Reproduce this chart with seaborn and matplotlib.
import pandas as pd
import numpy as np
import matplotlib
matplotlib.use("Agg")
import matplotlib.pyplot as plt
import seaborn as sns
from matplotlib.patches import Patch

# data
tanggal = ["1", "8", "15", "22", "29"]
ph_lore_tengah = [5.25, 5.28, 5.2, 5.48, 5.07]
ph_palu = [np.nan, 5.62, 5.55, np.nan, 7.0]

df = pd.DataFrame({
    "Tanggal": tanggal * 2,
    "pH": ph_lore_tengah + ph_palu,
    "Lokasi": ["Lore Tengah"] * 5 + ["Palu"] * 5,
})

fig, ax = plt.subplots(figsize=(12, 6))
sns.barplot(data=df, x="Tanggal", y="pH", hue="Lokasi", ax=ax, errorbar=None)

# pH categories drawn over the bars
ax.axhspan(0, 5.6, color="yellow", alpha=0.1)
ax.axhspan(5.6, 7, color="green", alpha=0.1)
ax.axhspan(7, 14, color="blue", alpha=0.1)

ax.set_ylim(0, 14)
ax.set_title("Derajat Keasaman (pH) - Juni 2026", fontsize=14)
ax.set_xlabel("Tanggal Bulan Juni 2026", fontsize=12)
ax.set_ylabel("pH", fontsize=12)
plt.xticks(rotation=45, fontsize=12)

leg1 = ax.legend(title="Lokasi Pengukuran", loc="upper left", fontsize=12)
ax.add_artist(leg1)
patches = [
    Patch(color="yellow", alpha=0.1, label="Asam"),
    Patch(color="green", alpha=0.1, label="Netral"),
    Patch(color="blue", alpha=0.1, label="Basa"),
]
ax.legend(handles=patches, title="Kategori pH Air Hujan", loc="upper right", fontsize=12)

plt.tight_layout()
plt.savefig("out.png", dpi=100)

---

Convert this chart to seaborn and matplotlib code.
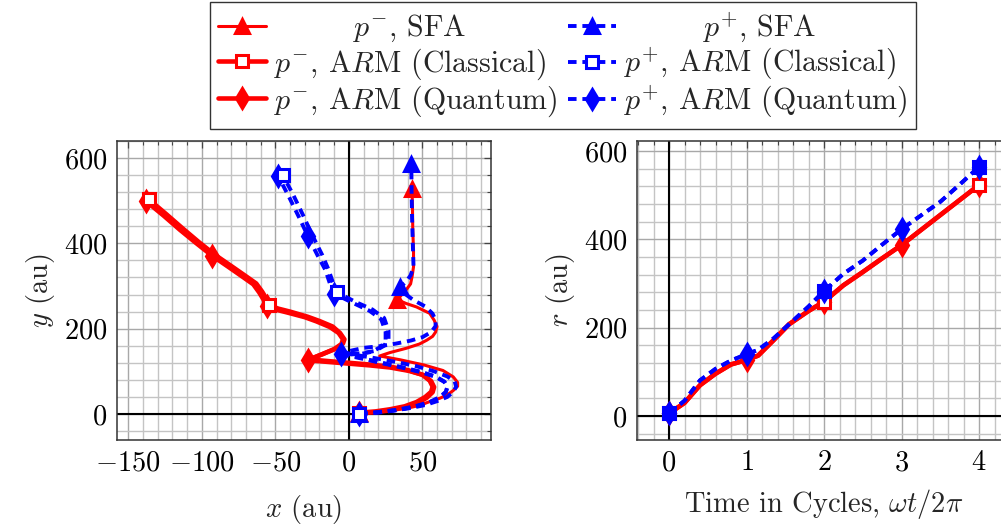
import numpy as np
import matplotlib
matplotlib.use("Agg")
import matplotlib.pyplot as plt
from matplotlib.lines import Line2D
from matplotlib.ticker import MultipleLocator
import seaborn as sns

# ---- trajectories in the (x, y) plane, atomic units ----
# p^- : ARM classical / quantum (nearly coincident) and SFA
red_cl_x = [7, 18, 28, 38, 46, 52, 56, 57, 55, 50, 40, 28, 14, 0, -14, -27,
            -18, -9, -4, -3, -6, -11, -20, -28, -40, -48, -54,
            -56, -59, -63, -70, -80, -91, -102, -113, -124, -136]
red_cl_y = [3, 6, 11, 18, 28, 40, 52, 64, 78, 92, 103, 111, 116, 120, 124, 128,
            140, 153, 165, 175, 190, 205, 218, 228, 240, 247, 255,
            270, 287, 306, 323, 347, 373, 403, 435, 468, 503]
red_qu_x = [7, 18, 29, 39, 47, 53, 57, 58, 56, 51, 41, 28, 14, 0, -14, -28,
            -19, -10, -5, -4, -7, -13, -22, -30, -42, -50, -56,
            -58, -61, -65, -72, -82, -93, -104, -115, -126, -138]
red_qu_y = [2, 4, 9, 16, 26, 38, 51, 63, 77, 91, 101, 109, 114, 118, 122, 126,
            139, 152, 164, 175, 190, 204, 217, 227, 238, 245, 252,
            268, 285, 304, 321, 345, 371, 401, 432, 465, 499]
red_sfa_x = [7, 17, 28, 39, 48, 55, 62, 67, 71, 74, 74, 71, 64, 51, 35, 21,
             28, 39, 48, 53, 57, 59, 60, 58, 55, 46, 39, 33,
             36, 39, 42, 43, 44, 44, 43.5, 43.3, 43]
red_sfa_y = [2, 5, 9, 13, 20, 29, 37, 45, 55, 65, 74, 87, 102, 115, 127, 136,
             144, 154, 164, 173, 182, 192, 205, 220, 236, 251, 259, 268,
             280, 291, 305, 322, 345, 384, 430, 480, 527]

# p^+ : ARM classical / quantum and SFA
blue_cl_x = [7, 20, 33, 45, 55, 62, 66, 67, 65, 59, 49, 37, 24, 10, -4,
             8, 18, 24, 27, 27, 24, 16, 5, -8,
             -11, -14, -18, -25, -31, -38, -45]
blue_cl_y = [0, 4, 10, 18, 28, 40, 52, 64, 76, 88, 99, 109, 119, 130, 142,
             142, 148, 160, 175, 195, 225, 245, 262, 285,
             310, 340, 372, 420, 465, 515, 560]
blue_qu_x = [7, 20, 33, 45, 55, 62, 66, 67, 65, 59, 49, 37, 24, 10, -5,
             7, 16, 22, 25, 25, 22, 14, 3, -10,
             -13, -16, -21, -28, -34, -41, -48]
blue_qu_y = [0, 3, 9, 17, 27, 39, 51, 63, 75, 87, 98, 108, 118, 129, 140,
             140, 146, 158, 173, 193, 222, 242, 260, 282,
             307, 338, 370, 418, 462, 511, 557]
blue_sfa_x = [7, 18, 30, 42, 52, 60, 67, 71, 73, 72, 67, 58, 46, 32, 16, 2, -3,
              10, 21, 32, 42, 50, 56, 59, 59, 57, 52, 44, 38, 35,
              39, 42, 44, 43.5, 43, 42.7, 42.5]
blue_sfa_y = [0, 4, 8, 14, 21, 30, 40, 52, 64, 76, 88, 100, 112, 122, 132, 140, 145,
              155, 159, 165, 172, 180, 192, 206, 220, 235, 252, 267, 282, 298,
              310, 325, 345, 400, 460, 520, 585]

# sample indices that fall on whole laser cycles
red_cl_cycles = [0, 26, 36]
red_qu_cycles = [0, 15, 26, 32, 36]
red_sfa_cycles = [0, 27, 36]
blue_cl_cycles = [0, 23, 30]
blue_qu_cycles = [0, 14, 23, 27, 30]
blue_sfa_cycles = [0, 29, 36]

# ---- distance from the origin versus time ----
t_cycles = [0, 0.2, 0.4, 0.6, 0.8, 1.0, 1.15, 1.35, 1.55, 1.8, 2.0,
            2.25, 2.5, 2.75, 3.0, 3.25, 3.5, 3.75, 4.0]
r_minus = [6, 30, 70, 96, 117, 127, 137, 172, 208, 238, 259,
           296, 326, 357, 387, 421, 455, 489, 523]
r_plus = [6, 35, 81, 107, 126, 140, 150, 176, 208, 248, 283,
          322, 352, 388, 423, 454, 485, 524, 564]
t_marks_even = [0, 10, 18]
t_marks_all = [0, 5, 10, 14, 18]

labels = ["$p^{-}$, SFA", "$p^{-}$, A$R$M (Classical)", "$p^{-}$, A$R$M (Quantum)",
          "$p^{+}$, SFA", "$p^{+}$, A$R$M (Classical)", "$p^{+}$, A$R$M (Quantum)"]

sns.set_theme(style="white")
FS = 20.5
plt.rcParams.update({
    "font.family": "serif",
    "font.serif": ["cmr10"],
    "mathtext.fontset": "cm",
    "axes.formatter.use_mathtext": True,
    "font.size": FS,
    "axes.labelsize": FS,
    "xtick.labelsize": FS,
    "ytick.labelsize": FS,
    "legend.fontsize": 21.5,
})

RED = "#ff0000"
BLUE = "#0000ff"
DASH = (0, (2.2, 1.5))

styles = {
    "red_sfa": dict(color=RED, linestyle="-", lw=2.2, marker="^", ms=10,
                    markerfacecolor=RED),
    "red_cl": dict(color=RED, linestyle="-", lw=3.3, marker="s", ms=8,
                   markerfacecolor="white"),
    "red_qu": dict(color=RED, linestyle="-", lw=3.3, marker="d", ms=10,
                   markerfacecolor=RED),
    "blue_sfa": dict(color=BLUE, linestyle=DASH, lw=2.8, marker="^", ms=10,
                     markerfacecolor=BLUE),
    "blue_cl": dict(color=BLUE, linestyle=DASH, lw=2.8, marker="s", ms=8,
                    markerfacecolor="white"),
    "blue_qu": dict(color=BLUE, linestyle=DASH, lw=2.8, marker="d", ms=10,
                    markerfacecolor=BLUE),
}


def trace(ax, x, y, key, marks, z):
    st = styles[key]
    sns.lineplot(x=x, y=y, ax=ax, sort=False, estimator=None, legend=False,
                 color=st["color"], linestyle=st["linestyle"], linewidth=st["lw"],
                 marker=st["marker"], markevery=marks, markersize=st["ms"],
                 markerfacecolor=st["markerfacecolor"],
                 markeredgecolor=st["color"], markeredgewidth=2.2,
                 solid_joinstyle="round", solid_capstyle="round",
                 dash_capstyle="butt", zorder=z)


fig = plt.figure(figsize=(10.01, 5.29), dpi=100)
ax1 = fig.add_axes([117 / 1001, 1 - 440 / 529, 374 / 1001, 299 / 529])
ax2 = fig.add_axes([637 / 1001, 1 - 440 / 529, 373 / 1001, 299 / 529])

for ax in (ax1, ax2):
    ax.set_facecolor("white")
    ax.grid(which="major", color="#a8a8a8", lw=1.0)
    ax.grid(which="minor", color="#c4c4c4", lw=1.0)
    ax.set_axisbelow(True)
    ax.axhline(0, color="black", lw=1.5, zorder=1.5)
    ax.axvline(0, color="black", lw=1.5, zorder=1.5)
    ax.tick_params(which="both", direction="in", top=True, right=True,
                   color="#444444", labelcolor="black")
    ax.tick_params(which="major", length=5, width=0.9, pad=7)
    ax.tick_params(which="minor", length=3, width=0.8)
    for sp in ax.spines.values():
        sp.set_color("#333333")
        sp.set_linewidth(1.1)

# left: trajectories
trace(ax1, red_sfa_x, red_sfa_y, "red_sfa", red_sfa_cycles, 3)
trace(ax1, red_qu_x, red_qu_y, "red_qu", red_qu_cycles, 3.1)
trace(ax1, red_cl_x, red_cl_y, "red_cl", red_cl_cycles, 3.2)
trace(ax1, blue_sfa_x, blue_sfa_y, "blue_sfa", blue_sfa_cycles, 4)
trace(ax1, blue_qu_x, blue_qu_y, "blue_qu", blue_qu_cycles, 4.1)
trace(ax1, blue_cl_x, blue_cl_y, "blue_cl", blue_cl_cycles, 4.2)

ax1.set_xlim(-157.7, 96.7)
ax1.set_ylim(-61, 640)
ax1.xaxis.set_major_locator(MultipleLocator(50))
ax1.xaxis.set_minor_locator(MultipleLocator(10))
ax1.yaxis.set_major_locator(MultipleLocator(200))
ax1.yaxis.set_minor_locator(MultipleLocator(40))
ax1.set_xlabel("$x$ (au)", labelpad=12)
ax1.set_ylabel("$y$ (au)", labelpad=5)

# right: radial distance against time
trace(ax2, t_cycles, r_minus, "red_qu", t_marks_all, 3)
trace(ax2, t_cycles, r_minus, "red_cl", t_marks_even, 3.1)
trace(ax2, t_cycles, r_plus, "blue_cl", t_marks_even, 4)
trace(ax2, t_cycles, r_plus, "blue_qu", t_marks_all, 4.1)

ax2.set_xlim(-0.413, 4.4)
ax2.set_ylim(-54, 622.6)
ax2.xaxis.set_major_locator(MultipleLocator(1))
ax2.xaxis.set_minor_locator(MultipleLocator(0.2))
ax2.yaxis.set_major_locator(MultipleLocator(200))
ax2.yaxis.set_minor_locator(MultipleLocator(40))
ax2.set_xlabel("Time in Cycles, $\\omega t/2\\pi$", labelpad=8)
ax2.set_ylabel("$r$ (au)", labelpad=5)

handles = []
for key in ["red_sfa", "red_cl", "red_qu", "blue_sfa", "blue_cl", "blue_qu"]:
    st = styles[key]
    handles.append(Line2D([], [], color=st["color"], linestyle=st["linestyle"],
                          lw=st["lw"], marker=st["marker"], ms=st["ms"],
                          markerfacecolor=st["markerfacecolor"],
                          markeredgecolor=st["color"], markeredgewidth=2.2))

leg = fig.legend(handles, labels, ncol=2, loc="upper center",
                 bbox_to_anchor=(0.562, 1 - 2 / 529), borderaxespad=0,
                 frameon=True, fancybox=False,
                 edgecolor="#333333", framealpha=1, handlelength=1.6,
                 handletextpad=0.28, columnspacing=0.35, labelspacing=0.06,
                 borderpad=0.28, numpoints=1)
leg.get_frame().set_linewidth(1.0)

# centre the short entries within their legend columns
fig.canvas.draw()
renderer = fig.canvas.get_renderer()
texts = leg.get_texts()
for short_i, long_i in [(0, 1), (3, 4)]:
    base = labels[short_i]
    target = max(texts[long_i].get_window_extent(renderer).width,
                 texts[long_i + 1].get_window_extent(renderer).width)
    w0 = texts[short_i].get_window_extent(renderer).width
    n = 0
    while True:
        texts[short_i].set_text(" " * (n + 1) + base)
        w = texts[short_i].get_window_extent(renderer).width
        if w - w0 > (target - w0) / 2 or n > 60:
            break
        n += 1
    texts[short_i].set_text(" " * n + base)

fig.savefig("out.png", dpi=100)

### [GOAL]
Repeat word for word the stretch of lines from the one with "Reproduce this chart" down to the one with "from matplotlib.patches import Patch", both included.

### [EXERCISE SOLUTION]
Reproduce this chart with seaborn and matplotlib.
import pandas as pd
import numpy as np
import matplotlib
matplotlib.use("Agg")
import matplotlib.pyplot as plt
import seaborn as sns
from matplotlib.patches import Patch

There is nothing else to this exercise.